### WORK REQUIRED
Scan the entries below. List each line with "Python".

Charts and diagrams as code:
# # # #

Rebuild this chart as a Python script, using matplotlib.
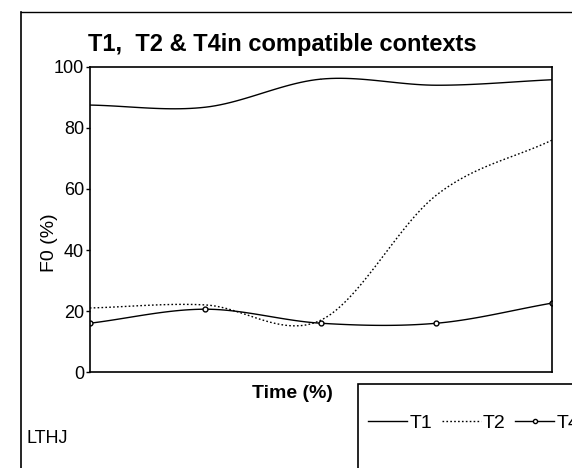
import matplotlib
matplotlib.use('Agg')
import matplotlib.pyplot as plt
from matplotlib.patches import Rectangle
import numpy as np

# --- data ---
time_pct = [0, 25, 50, 75, 100]
t1 = [87.5, 86.8, 96.0, 94.0, 95.8]
t2 = [21.0, 22.0, 17.0, 58.0, 76.0]
t4 = [16.0, 20.6, 16.0, 16.0, 22.6]
yticks = [0, 20, 40, 60, 80, 100]

plt.rcParams['font.family'] = ['Liberation Sans', 'DejaVu Sans']


def smooth(x, y, n=24):
    # Catmull-Rom curve through the points (like the spreadsheet's smoothed lines)
    x = np.asarray(x, float)
    y = np.asarray(y, float)
    px = np.concatenate([[2 * x[0] - x[1]], x, [2 * x[-1] - x[-2]]])
    py = np.concatenate([[2 * y[0] - y[1]], y, [2 * y[-1] - y[-2]]])
    xs, ys = [], []
    t = np.linspace(0, 1, n)
    for i in range(1, len(px) - 2):
        for p, out in ((px, xs), (py, ys)):
            p0, p1, p2, p3 = p[i - 1], p[i], p[i + 1], p[i + 2]
            out.extend(0.5 * (2 * p1 + (-p0 + p2) * t + (2 * p0 - 5 * p1 + 4 * p2 - p3) * t ** 2
                              + (-p0 + 3 * p1 - 3 * p2 + p3) * t ** 3))
    return np.array(xs), np.array(ys)


fig = plt.figure(figsize=(5.72, 4.68), dpi=100)
ax = fig.add_axes([0.157, 0.205, 0.808, 0.652])

x1, y1 = smooth(time_pct, t1)
x2, y2 = smooth(time_pct, t2)
x4, y4 = smooth(time_pct, t4)
ax.plot(x1, y1, color='black', lw=1.0, label='T1')
ax.plot(x2, y2, color='black', lw=1.0, linestyle=(0, (1.2, 1.6)), label='T2')
ax.plot(x4, y4, color='black', lw=1.0)
ax.plot(time_pct, t4, linestyle='none', marker='o', ms=3.5, mfc='white', mec='black', mew=1.0)
ax.plot([], [], color='black', lw=1.0, marker='o', ms=3, mfc='white', mec='black', label='T4')

ax.set_xlim(0, 100)
ax.set_ylim(0, 100)
ax.set_yticks(yticks)
ax.set_yticklabels([str(v) for v in yticks], fontsize=13)
ax.set_xticks([])
ax.tick_params(axis='y', length=3, width=1, pad=1)
for s in ax.spines.values():
    s.set_linewidth(1.2)

fig.text(50 / 572, 1 - 243 / 468, 'F0 (%)', fontsize=14, rotation=90, ha='center', va='center')
fig.text(252 / 572, 1 - 394 / 468, 'Time (%)', fontsize=14, fontweight='bold', ha='left', va='center')
fig.text(0.154, 1 - 45 / 468, 'T1,  T2 & T4in compatible contexts', fontsize=17, fontweight='bold',
         ha='left', va='center')

# outer frame of the scanned page (left and top edges only)
fig.add_artist(plt.Line2D([0.037, 0.037], [0.0, 0.975], color='black', lw=1.2))
fig.add_artist(plt.Line2D([0.037, 1.0], [0.975, 0.975], color='black', lw=1.0))
fig.text(0.047, 0.064, 'LTHJ', fontsize=13, ha='left', va='center')

# legend box runs off the page at right and bottom
box = Rectangle((358 / 572, -0.1), 0.5, (468 - 384) / 468 + 0.1, transform=fig.transFigure,
                facecolor='white', edgecolor='black', lw=1.2, zorder=4)
fig.add_artist(box)
leg = fig.legend(loc='center left', bbox_to_anchor=(368 / 572, 1 - 423 / 468), ncol=3, frameon=False,
                 fontsize=14, borderpad=0, handlelength=2.0, handletextpad=0.12,
                 columnspacing=0.5, borderaxespad=0)
leg.set_zorder(5)

fig.savefig('out.png', dpi=100)
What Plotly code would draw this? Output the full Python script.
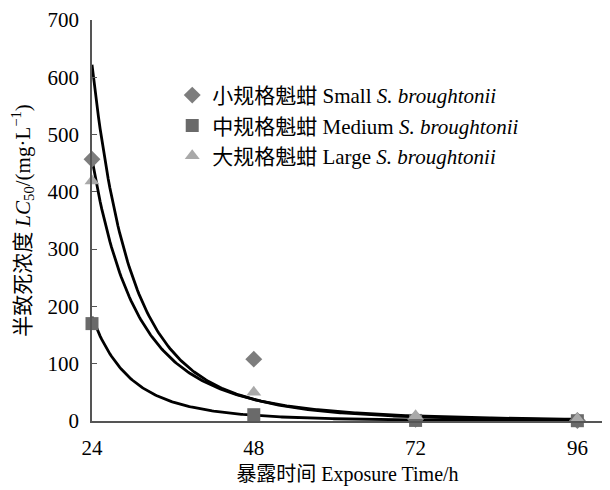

# # # #

### ANSWER TO THE PROBLEM
Rebuild this chart as a Python script, using matplotlib.
What Plotly code would draw this? Output the full Python script.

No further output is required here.